Sonic Rupture - A Practice-led Approach to Urban Soundscape Design
|Author:||Jordan Lacey (RMIT University, Australia)|
Sonic Rupture applies a practitioner-led approach to urban soundscape design, which foregrounds the importance of creative encounters in global cities. This presents an alternative to those urban soundscape design approaches concerned with managing the negative health impacts of noise. Instead, urban noise is considered to be a creative material and cultural expression that can be reshaped with citywide networks of sonic installations. By applying affect theory the urban is imagined as an unfolding of the Affective Earth, and noise as its homogenous (and homogenizing) voice. It is argued that noise is an expressive material with which sonic practitioners can interface, to increase the creative possibilities of urban life. At the heart of this argument is the question of relationships: how do we augment and diversify those interconnections that weave together the imaginative life and the expressions of the land? The book details seven sound installations completed by the author as part of a creative practice research process, in which the sonic rupture model was discovered.
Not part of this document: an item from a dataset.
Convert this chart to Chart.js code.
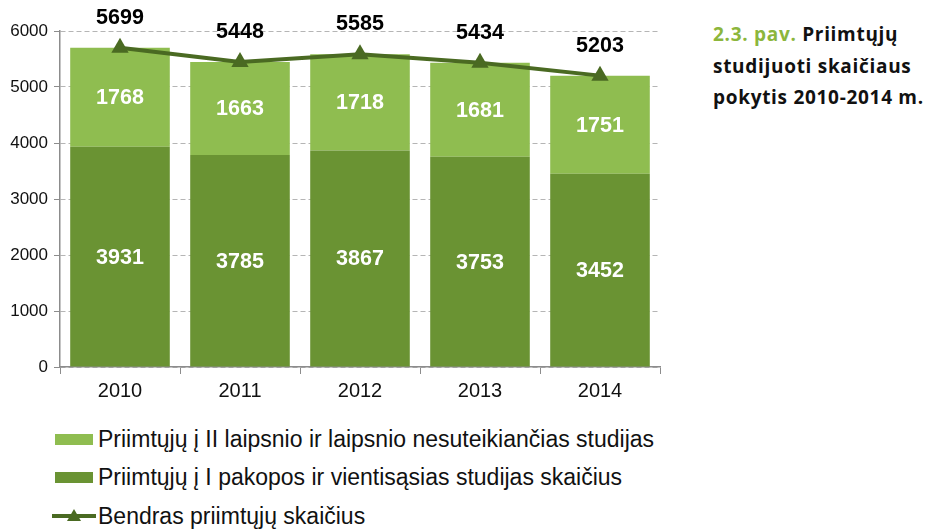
<!DOCTYPE html>
<html><head><meta charset="utf-8">
<script src="https://cdn.jsdelivr.net/npm/chart.js@4"></script>
<style>
html,body{margin:0;padding:0;background:#fff;}
body{width:934px;height:530px;position:relative;overflow:hidden;font-family:"Liberation Sans",Arial,sans-serif;}
#wrap{position:absolute;left:0;top:0;width:670px;height:410px;}
#title{position:absolute;left:713px;top:19px;font-family:"Open Sans",sans-serif;font-weight:700;font-size:19px;letter-spacing:0.7px;line-height:31.5px;color:#111;}
#title .g{color:#8cb63c;}
#legend{position:absolute;left:52px;top:420px;font-size:23px;color:#111;}
.row{height:38.5px;display:flex;align-items:center;white-space:nowrap;}
.sw{width:38px;height:11px;margin:0 5px 0 3px;}
</style></head>
<body>
<div id="wrap"><canvas id="c" width="670" height="410"></canvas></div>
<div id="title"><span class="g">2.3. pav.</span> Priimtųjų<br>studijuoti skaičiaus<br>pokytis 2010-2014 m.</div>
<div id="legend"></div>
<script>
const years = ["2010","2011","2012","2013","2014"];
const firstCycle = [3931,3785,3867,3753,3452];
const secondCycle = [1768,1663,1718,1681,1751];
const totals = [5699,5448,5585,5434,5203];
const seriesNames = [
  "Priimtųjų į II laipsnio ir laipsnio nesuteikiančias studijas",
  "Priimtųjų į I pakopos ir vientisąsias studijas skaičius",
  "Bendras priimtųjų skaičius"
];
const yTicks = [0,1000,2000,3000,4000,5000,6000];

const LIGHT = "#8fbd50", DARK = "#6a9333", LINE = "#4a6a22";

const labelPlugin = {
  id: "labels",
  afterDatasetsDraw(chart) {
    const ctx = chart.ctx;
    ctx.save();
    ctx.textAlign = "center";
    ctx.textBaseline = "middle";
    chart.data.datasets.forEach((ds, di) => {
      const meta = chart.getDatasetMeta(di);
      meta.data.forEach((el, i) => {
        const v = ds.data[i];
        ctx.font = "bold 21.5px 'Liberation Sans', Arial, sans-serif";
        if (ds.type === "line") {
          ctx.fillStyle = "#000";
          ctx.fillText(String(v), el.x, el.y - 30);
        } else {
          ctx.fillStyle = "#fff";
          ctx.fillText(String(v), el.x, (el.y + el.base) / 2 + 1);
        }
      });
    });
    ctx.restore();
  }
};

new Chart(document.getElementById("c"), {
  data: {
    labels: years,
    datasets: [
      { type: "line", label: seriesNames[2], data: totals, borderColor: LINE, backgroundColor: LINE,
        borderWidth: 4, pointStyle: "triangle", pointRadius: 10, pointHoverRadius: 10, pointBorderWidth: 0, order: 0 },
      { type: "bar", label: seriesNames[1], data: firstCycle, backgroundColor: DARK, stack: "s", order: 1,
        barPercentage: 0.83, categoryPercentage: 1 },
      { type: "bar", label: seriesNames[0], data: secondCycle, backgroundColor: LIGHT, stack: "s", order: 2,
        barPercentage: 0.83, categoryPercentage: 1 }
    ]
  },
  options: {
    responsive: false, animation: false, devicePixelRatio: 1,
    layout: { padding: { top: 31, right: 9, left: 0, bottom: 0 } },
    plugins: { legend: { display: false }, tooltip: { enabled: false } },
    scales: {
      x: {
        stacked: true,
        grid: { display: true, drawOnChartArea: false, drawTicks: true, tickLength: 7, offset: true, color: "#8c8c8c", tickColor: "#8c8c8c" },
        border: { color: "#8c8c8c", width: 1.5 },
        ticks: { color: "#111", font: { size: 20, family: "'Liberation Sans', Arial" }, padding: 5 },
        afterFit(s) { s.height = 43; }
      },
      y: {
        stacked: true, min: 0, max: 6000,
        afterBuildTicks(s) { s.ticks = yTicks.map(v => ({ value: v })); },
        grid: { color: "#b5b5b5", tickLength: 6, tickColor: "#8c8c8c", lineWidth: 1 },
        border: { color: "#8c8c8c", width: 1.5, dash: [5, 3] },
        ticks: { color: "#111", font: { size: 17, family: "'Liberation Sans', Arial" }, padding: 6,
                 callback: v => String(v) },
        afterFit(s) { s.width = 60; }
      }
    }
  },
  plugins: [labelPlugin]
});

// HTML legend
const lg = document.getElementById("legend");
const sw = [LIGHT, DARK];
seriesNames.forEach((n, i) => {
  const r = document.createElement("div"); r.className = "row";
  if (i < 2) {
    const s = document.createElement("div"); s.className = "sw"; s.style.background = sw[i]; r.appendChild(s);
  } else {
    const s = document.createElement("canvas"); s.width = 44; s.height = 16; s.style.marginRight = "2px";
    const x = s.getContext("2d");
    x.strokeStyle = LINE; x.lineWidth = 4; x.beginPath(); x.moveTo(0, 8); x.lineTo(44, 8); x.stroke();
    x.fillStyle = LINE; x.beginPath(); x.moveTo(22, 1); x.lineTo(29, 13); x.lineTo(15, 13); x.closePath(); x.fill();
    r.appendChild(s);
  }
  const t = document.createElement("span"); t.textContent = n; r.appendChild(t);
  lg.appendChild(r);
});
</script>
</body></html>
The sonic rupture model, which aims to diversify human experiences and urban environments, encapsulates five soundscape design approaches and ten practitioner intentions. Multiple works of international practitioners are explored in relation to the discussed approaches. Sonic Rupture provides the domains of sound art, music, creative practice, urban design, architecture and environmental philosophy with a unique perspective for understanding those affective forces, which shape urban life. The book also provides a range of practical and conceptual tools for urban soundscape design that can be applied by the sonic practitioner.